Armenian Genocide: More than 100 Years of Silence against Christian Persecution

“Who, after all, speaks today of the extermination of the Armenians?” – Adolph Hitler, Obersalzburg 1939.

This week memorializes 101 years* since the Armenian Genocide, part of the larger genocide when the Islamic Ottoman Empire murdered 3.5 million Armenians and Greeks from 1914-1923 because they were Christian. Hitler’s Obersalzberg Speech – given shortly before invading Poland and undertaking the murder of 6 million Polish Jews and Christians to create “lebensraum”– revealed how emboldened he felt by the world’s silence at the Armenian Genocide. Today, that silence continues as Islamic groups persecute, murder and ethnically cleanse Christians throughout the world.
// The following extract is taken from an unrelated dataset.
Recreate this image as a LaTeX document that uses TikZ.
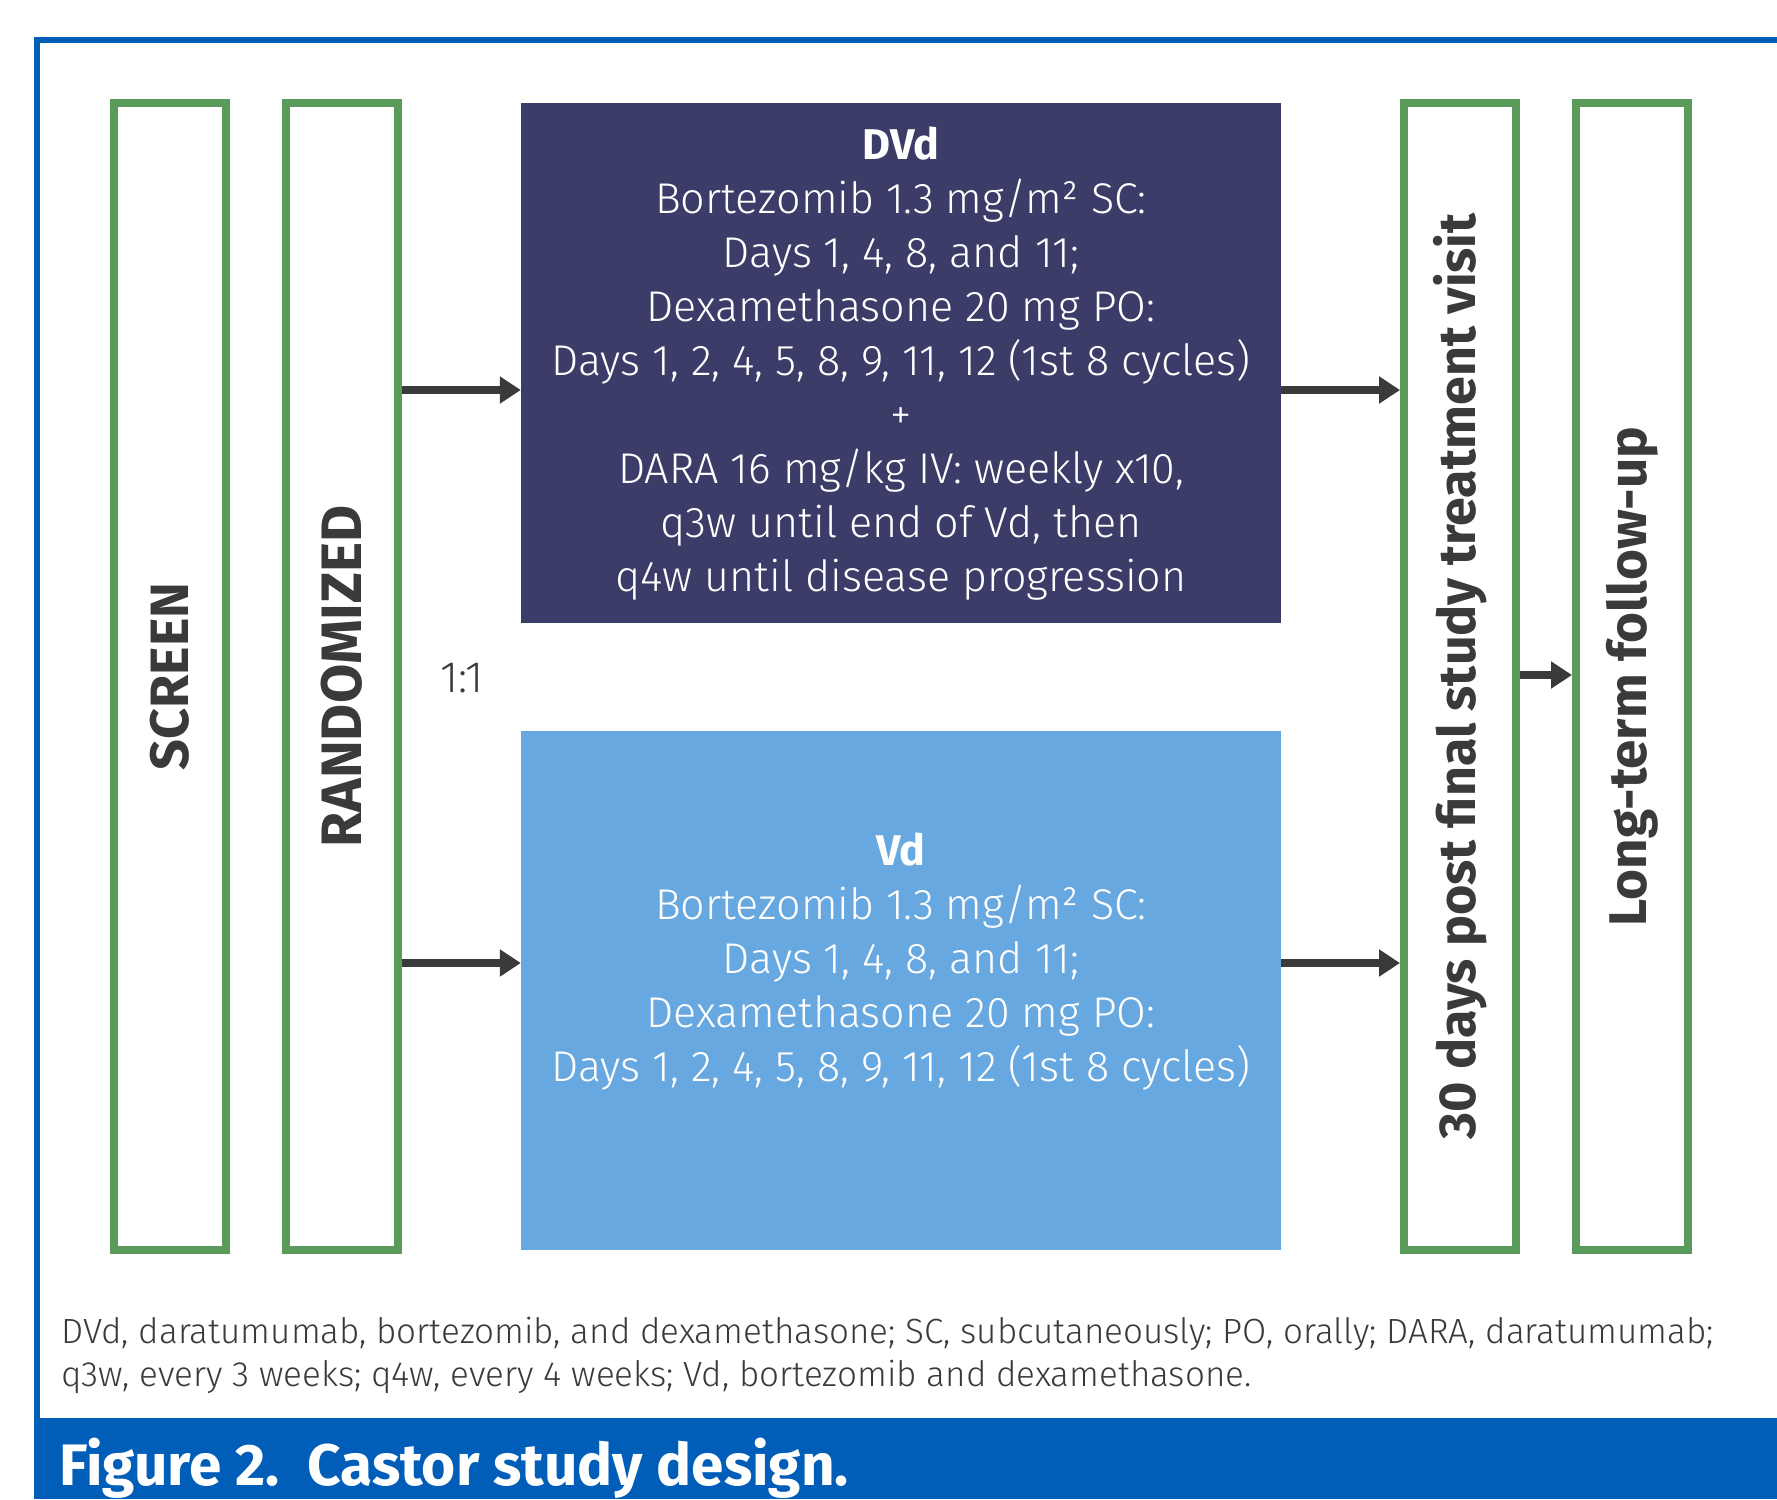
\documentclass[tikz,border=0pt]{standalone}
\usepackage{fontspec}
\setmainfont{Fira Sans}[UprightFont=* Light, BoldFont=* Bold]
\usetikzlibrary{arrows.meta}
\definecolor{frameblue}{HTML}{005EB8}
\definecolor{phasegreen}{HTML}{5A9A5A}
\definecolor{armnavy}{HTML}{3C3C69}
\definecolor{armsky}{HTML}{68A8E0}
\definecolor{ink}{HTML}{3A3A3A}
\begin{document}
\begin{tikzpicture}[x=1pt,y=-1pt,
  phase/.style={draw=phasegreen, line width=8pt, minimum width=112pt,
    minimum height=1147pt, inner sep=0pt},
  phaselabel/.style={rotate=90, text=ink, inner sep=0pt,
    font=\fontsize{52}{60}\selectfont\bfseries},
  arm/.style={minimum width=760pt, minimum height=520pt, inner sep=0pt},
  armtext/.style={text=white, align=center, inner sep=0pt,
    font=\fontsize{43}{54}\selectfont},
  flow/.style={draw=ink, line width=8pt,
    -{Triangle[length=21pt, width=26pt]}},
  foot/.style={anchor=base west, text=ink, inner sep=0pt,
    font=\fontsize{35}{43}\selectfont}]
\useasboundingbox (0,0) rectangle (1777,1499);

% outer frame and caption banner
\draw[frameblue, line width=6pt] (37,1418) -- (37,40) -- (1777,40);
\fill[frameblue] (34,1418) rectangle (1777,1499);
\node[anchor=base west, text=white, inner sep=0pt,
  font=\fontsize{58.5}{64}\selectfont\bfseries] (title) at (59,1485)
  {Figure 2.\ \ Castor study design.};

% study phases
\node[phase] (screen) at (170,676.5) {};
\node[phase] (rand) at (342,676.5) {};
\node[phase] (visit) at (1460,676.5) {};
\node[phase] (follow) at (1632,676.5) {};
\node[phaselabel, font=\fontsize{54}{60}\selectfont\bfseries] (screenlbl) at (screen.center) {SCREEN};
\node[phaselabel, font=\fontsize{57}{60}\selectfont\bfseries] (randlbl) at (rand.center) {RANDOMIZED};
\node[phaselabel] (visitlbl) at (visit.center) {30 days post final study treatment visit};
\node[phaselabel, font=\fontsize{53}{60}\selectfont\bfseries] (followlbl) at (follow.center) {Long-term follow-up};

% treatment arms
\node[arm, fill=armnavy] (dvd) at (901,363) {};
\node[arm, fill=armsky, minimum height=519pt] (vd) at (901,990.5) {};
\node[armtext] (dvdtext) at (901,364) {\textbf{DVd}\\
  Bortezomib 1.3 mg/m² SC:\\
  Days 1, 4, 8, and 11;\\
  Dexamethasone 20 mg PO:\\
  Days 1, 2, 4, 5, 8, 9, 11, 12 (1st 8 cycles)\\
  +\\
  DARA 16 mg/kg IV: weekly x10,\\
  q3w until end of Vd, then\\
  q4w until disease progression};
\node[armtext] (vdtext) at (901,962) {\textbf{Vd}\\
  Bortezomib 1.3 mg/m² SC:\\
  Days 1, 4, 8, and 11;\\
  Dexamethasone 20 mg PO:\\
  Days 1, 2, 4, 5, 8, 9, 11, 12 (1st 8 cycles)};

\node[text=ink, inner sep=0pt, font=\fontsize{44}{48}\selectfont] (ratio) at (462,678) {1:1};

% connectors
\coordinate (upper) at (0,390);
\coordinate (lower) at (0,963);
\draw[flow] (rand.east |- upper) -- (dvd.west |- upper);
\draw[flow] (rand.east |- lower) -- (vd.west |- lower);
\draw[flow] (dvd.east |- upper) -- (visit.west |- upper);
\draw[flow] (vd.east |- lower) -- (visit.west |- lower);
\draw[flow] (visit.east |- 0,675) -- (follow.west |- 0,675);

% abbreviations
\node[foot] (foot1) at (61,1343) {DVd, daratumumab, bortezomib, and dexamethasone; SC, subcutaneously; PO, orally; DARA, daratumumab;};
\node[foot] (foot2) at (61,1386) {q3w, every 3 weeks; q4w, every 4 weeks; Vd, bortezomib and dexamethasone.};
\end{tikzpicture}
\end{document}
And meantime our current President refuses to identify radical Islam as the cause, instead bashing Christians for being on their “high horse” and “unloving”. Even on this 100th anniversary, the President refuses to use the word “genocide” to describe the slaughter of 3.5 million Christians, lest he offend Islamic Turkey.
The Armenian Genocide remains mostly ignored by history, in part eclipsed by the horrific devastation of World War I and later World War II and the Jewish Holocaust, and in part due to political aversion at ruffling the feathers of NATO “ally” Turkey, which continues to deny the Genocide and attack anyone mentioning it, including most recently courageous remarks on the genocide by Pope Francis. The Mainstream Media also has been complicit in this evil silence. The New York Times refused to use the term “genocide” until 12 years ago.
In today’s Mainstream Media, Islamic atrocities against Christians virtually do not exist. Instead, an odd-sounding group named “Boko Haram” murders and kidnaps “village girls”, or “al Shabaab” massacres Kenyan “university students”, or an acronym “IS” or “ISIS” engages in mass murder, rape and enslavement of “Yazidis”. Carefully scrubbed from most accounts is that the perpetrators are Muslims and the victims are Christians because they are Christian. Similarly, the Armenian Genocide is rarely if ever presented as the Islamic Ottoman Empire ethnically cleansing Christians from what is now Turkey, a monstrous feat successfully accomplished with absolutely no adverse consequence from the rest of the world.
Also ignored is that, as genocides go, the Ottomans were uniquely brutal. Unlike their coldly efficient Nazi successors-in-crime, the Ottomans Islamists did not only seek to exterminate a religious group, they did so with brutish sadism. They engaged in systematic mass rape of Christian girls and women. One historian noted how Christians would be marched into the desert, stripped naked, and left to suffer prolonged painful deaths, and how the Ottomans “drowned people in rivers, threw them off cliffs, crucified them and burned them alive.”
Does crucifixion and burning alive sound familiar? It should because it’s happening today in parts of the Middle East. Yet unlike the rarely publicized Armenian Genocide, Islamists now videotape and publicize their atrocities against Christians, so apparently unafraid they are of consequence or retaliation. And why should they be afraid? Who will punish them? President Obama? Are you kidding? Which has he given more attention to: a police shooting of a store robber in Missouri, or the ethnic cleansing, beheadings, mass rape, forced enslavement and persecution of Christians throughout the Middle East?
In 1922, the Ottoman Islamists marched into the Turkish coastal city of Smyrna, a city originally settled by Greeks in 700 B.C. that had grown to become the most prosperous and opulent city in the Ottoman Empire. Its “problem” was its large population of Greek and Armenian Christians. So, in 1923, the Ottoman military set fire to and destroyed the city, murdering nearly 100,000 Christians in the process. Offshore, warships from the United States, Great Britain and France watched. On the ships, “military bands played loud music to drown out the screams of those who were drowning in the harbor and who were forcefully prevented from boarding Allied ships.” The Allies, fearful of upsetting their relationship with the new Turkish Government, deliberately did nothing.
Throughout the Middle East today, the United States, Great Britain and France still watch as Christians continue to be massacred by Islamists, fearful of upsetting relationships with Saudi Arabia, Iran and other tyrannical regimes there. The United States provides token air support against ISIS, but partly just to help the Iranian military which views ISIS as competitors to their own vision of an anti-Christian Islamic Caliphate.
Hitler’s observation, “who, after all, speaks today of the extermination of the Armenians”, might tragically apply to our current times. More than “remembrance” is needed. The lessons from 20th Century genocides against Jews and Christians should be institutionalized, burned deep into the psyche of our foreign policy, and not merely be an occasion for tepid “proclamations” and laying of wreaths at memorials.